The deal Eli Lilly and Co. announced Tuesday morning with Boehringer Ingelheim GmbH sounded a lot like a baseball trade—with five drugs and payments to be named later—but analysts and investors generally liked what they heard.
Indianapolis-based Lilly agreed to pay nearly $390 million upfront and as much as $1.2 billion over time for rights to co-market two diabetes pills with Germany-based Boehringer.
In exchange, Boehringer said it would pay up to $650 million for 50-percent rights to two experimental, daily insulins in Lilly’s pipeline, and the firm could buy the rights to a third diabetes drug for another $525 million.
“Essentially, this allows us to trade up,” Lilly Chief Financial Office Derica Rice said in a conference call with analysts. He added, “This allows us to have a breadth of [diabetes] portfolio that is unmatched, at least, in the industry.”
Shares of Lilly’s stock lifted slightly on the news, rising as much as 1 percent to $34.85 apiece. And several analysts, somewhat unusually, congratulated Lilly on the deal.
“From a strategic perspective, obviously these kinds of deals in the industry make a ton of sense,” said Jami Rubin, a pharmaceutical analyst at Goldman Sachs Group who often is one of the most critical of Lilly’s strategy.
She asked if Lilly planned to partner with Boehringer for any other kinds of medicines, such as cardiovascular drugs. The answer? No.
In the short term, the best part of the deal for Lilly is that it might generate sales—even as soon as this year. That's vital because in November, Lilly entered a three-year period in which U.S. and European patents will expire on five of its bestselling drugs, sapping roughly half its total revenue. One of its best hopes for new sales, a diabetes injection called Bydureon, had its approval delayed in October until 2012.
In the second half of 2010, Boehringer submitted its Type 2 diabetes pill linagliptin for market approval in the United States, Europe and Japan. The two companies expect to launch the drug later this year into the fast-growing market for so-called dipeptidyl peptidase-4 inhibitors, which analysts project could grow to $7 billion in global sales by 2015.
However, there are already two similar drugs on the market—Januvia, made by New Jersey-based Merck & Co. Inc. and Onglyza, made by United Kingdom-based AstraZeneca plc and New York-based Bristol-Myers Squibb Co.
Linagliptin is one of four other drugs being developed by drug companies in the same class.
"The big challenge will be that by the time linagliptin comes to the market, prescribers will have four to five years of experience with Januvia," Klaus Dugi, Boehringer’s head of medical affairs, told Bloomberg News in October 2009. "It will be an uphill battle to convince them of the benefits of linagliptin."

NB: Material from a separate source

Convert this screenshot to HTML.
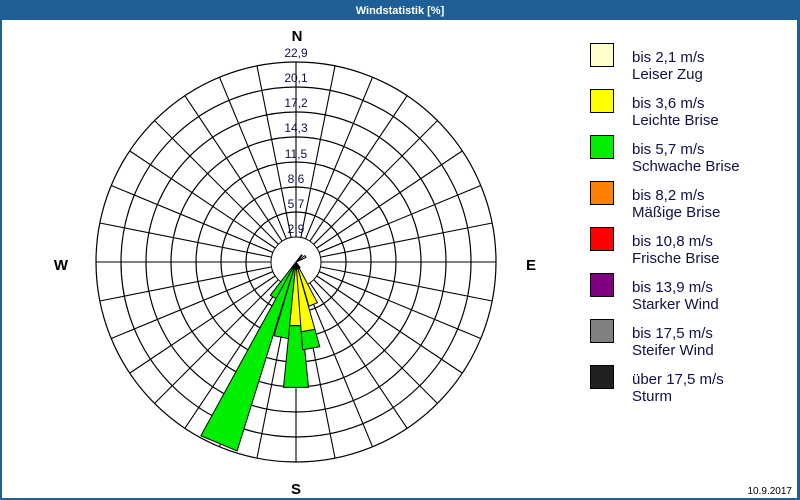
<!DOCTYPE html>
<html><head><meta charset="utf-8"><style>
body{margin:0;background:#fff;}
#w{position:relative;width:800px;height:500px;overflow:hidden;font-family:"Liberation Sans",sans-serif;}
</style></head><body><div id="w">
<svg id="s" width="800" height="500" xmlns="http://www.w3.org/2000/svg" style="position:absolute;left:0;top:0">
<rect x="0" y="0" width="800" height="500" fill="#fff"/>
<rect x="0" y="0" width="800" height="20" fill="#1d5f96"/>
<rect x="0" y="0" width="2" height="500" fill="#1d5f96"/>
<rect x="797" y="0" width="3" height="500" fill="#1d5f96"/>
<rect x="0" y="498" width="800" height="2" fill="#1d5f96"/>
<text x="400" y="14" fill="#fff" font-size="11" font-weight="bold" text-anchor="middle" font-family="Liberation Sans, sans-serif">Windstatistik [%]</text>
<g id="grid"></g>
<g id="wedges"></g>
<g font-family="Liberation Sans, sans-serif" font-size="12" fill="#10104a" text-anchor="middle">
<text x="296" y="57">22,9</text><text x="296" y="82">20,1</text><text x="296" y="107">17,2</text><text x="296" y="132">14,3</text>
<text x="296" y="158">11,5</text><text x="296" y="183">8,6</text><text x="296" y="208">5,7</text><text x="296" y="233">2,9</text>
</g>
<g font-family="Liberation Sans, sans-serif" font-size="15" font-weight="bold" fill="#000" text-anchor="middle">
<text x="297" y="41">N</text><text x="296" y="494">S</text><text x="61" y="270">W</text><text x="531" y="270">E</text>
</g>
<g id="leg" font-family="Liberation Sans, sans-serif" font-size="15" fill="#10104a"></g>
<text x="792" y="494" font-family="Liberation Sans, sans-serif" font-size="10" fill="#000" text-anchor="end">10.9.2017</text>
</svg>
<script>
var cx=296,cy=262,R0=25,R=200,NS="http://www.w3.org/2000/svg";
function el(p,t,a){var e=document.createElementNS(NS,t);for(var k in a)e.setAttribute(k,a[k]);p.appendChild(e);return e;}
var g=document.getElementById('grid');
for(var k=2;k<=8;k++)el(g,'circle',{cx:cx,cy:cy,r:k*25,fill:'none',stroke:'#000','stroke-width':1.2});
el(g,'circle',{cx:cx,cy:cy,r:R0,fill:'none',stroke:'#000','stroke-width':1});
for(var a=0;a<360;a+=11.25){var t=a*Math.PI/180;
el(g,'line',{x1:cx+R0*Math.sin(t),y1:cy-R0*Math.cos(t),x2:cx+R*Math.sin(t),y2:cy-R*Math.cos(t),stroke:'#000','stroke-width':1.1});}
var W=document.getElementById('wedges');
function pt(r,a){var t=a*Math.PI/180;return (cx+r*Math.sin(t)).toFixed(1)+','+(cy-r*Math.cos(t)).toFixed(1);}
function wedge(a,r0,r1,c,hw){hw=hw||5.7;
el(W,'polygon',{points:[pt(r0,a-hw),pt(r1,a-hw),pt(r1,a+hw),pt(r0,a+hw)].join(' '),fill:c,stroke:'#000','stroke-width':1});}
var Y='#ffff00',G='#00ee00',K='#111';
wedge(212,0,42,G);
wedge(203,0,198,G);
wedge(191,0,77,G);
wedge(180,0,64,Y);wedge(180,64,126,G);
wedge(170,0,70,Y);wedge(170,70,88,G);
wedge(158,0,46,Y);
wedge(60,0,11,'#ffffcc');
for(var a of [150,160,170,180,190,200,210])wedge(a,0,7,K);
wedge(40,0,9,K,3);
var L=document.getElementById('leg');
var items=[['#ffffcc','bis 2,1 m/s','Leiser Zug'],['#ffff00','bis 3,6 m/s','Leichte Brise'],['#00ee00','bis 5,7 m/s','Schwache Brise'],['#ff8000','bis 8,2 m/s','Mäßige Brise'],['#ff0000','bis 10,8 m/s','Frische Brise'],['#800080','bis 13,9 m/s','Starker Wind'],['#808080','bis 17,5 m/s','Steifer Wind'],['#202020','über 17,5 m/s','Sturm']];
items.forEach(function(it,i){var y=43+i*46;
el(L,'rect',{x:590.5,y:y+.5,width:23,height:23,fill:it[0],stroke:'#000','stroke-width':1});
var t1=el(L,'text',{x:632,y:y+19});t1.textContent=it[1];
var t2=el(L,'text',{x:632,y:y+36});t2.textContent=it[2];});
</script>
</div></body></html>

On the upside, very little of linagliptin needs to be processed by a patient’s kidneys, compared with the existing treatments. That’s significant among diabetics, one in four of whom have kidney damage due to the chronic disease, noted Enrique Conterno, Lilly’s president of diabetes.
“That’s simply going to be easier for physicians to go with this drug,” Conterno said in an interview. “We think this has the potential to be best-in-class for many patients.”
Boehringer’s other drug in the deal is also an oral diabetes pill, BI10773, which is in Phase 3 clinical trials.
Lilly contributed two experimental insulins: LY2605541 and LY2963016, which are expected to begin Phase 3 trials this year. Lilly has not yet launched a long-acting or daily insulin to compete with Lantus, made by France-based Sanofi-Aventis SA. That drug racked up sales in 2009 of nearly $4 billion and was growing at a 10-percent pace through September.
It made sense to look for Boehringer’s help developing such a drug because Lilly could have a much larger sales force promoting the drug—along with the companies' many other diabetes treatments—to primary-care doctors, who handle care for about four in five diabetics in the United States and Europe, said Lilly CEO John Lechleiter.
“We think the alliance of the two companies will be better able to cover primary care,” he said, adding,“This is one of the most significant and one of the most ambitious partnerships that we’ve ever undertaken.”
The third drug Boehringer could buy rights to is a protein called a monoclonal antibody that targets a specific growth-related receptor on cells, called TGF beta. That drug just entered Phase 2 testing.
Lilly and Boehringer have worked together in the past on drugs, most notably European rights to Cymbalta, an antidepressant that is Lilly’s No. 2 seller now. In August, Lilly paid $400 million to buy back those rights.
Because of the deal, Lilly will record a charge of $300 million, or 27 cents per share. Also, the deal will dilute its profits this year by another $200 million to $250 million.
The company said it would factor the charge into its 2011 profit forecast, which it will issue on Jan. 27. Analysts are expecting profits per share of $4.41.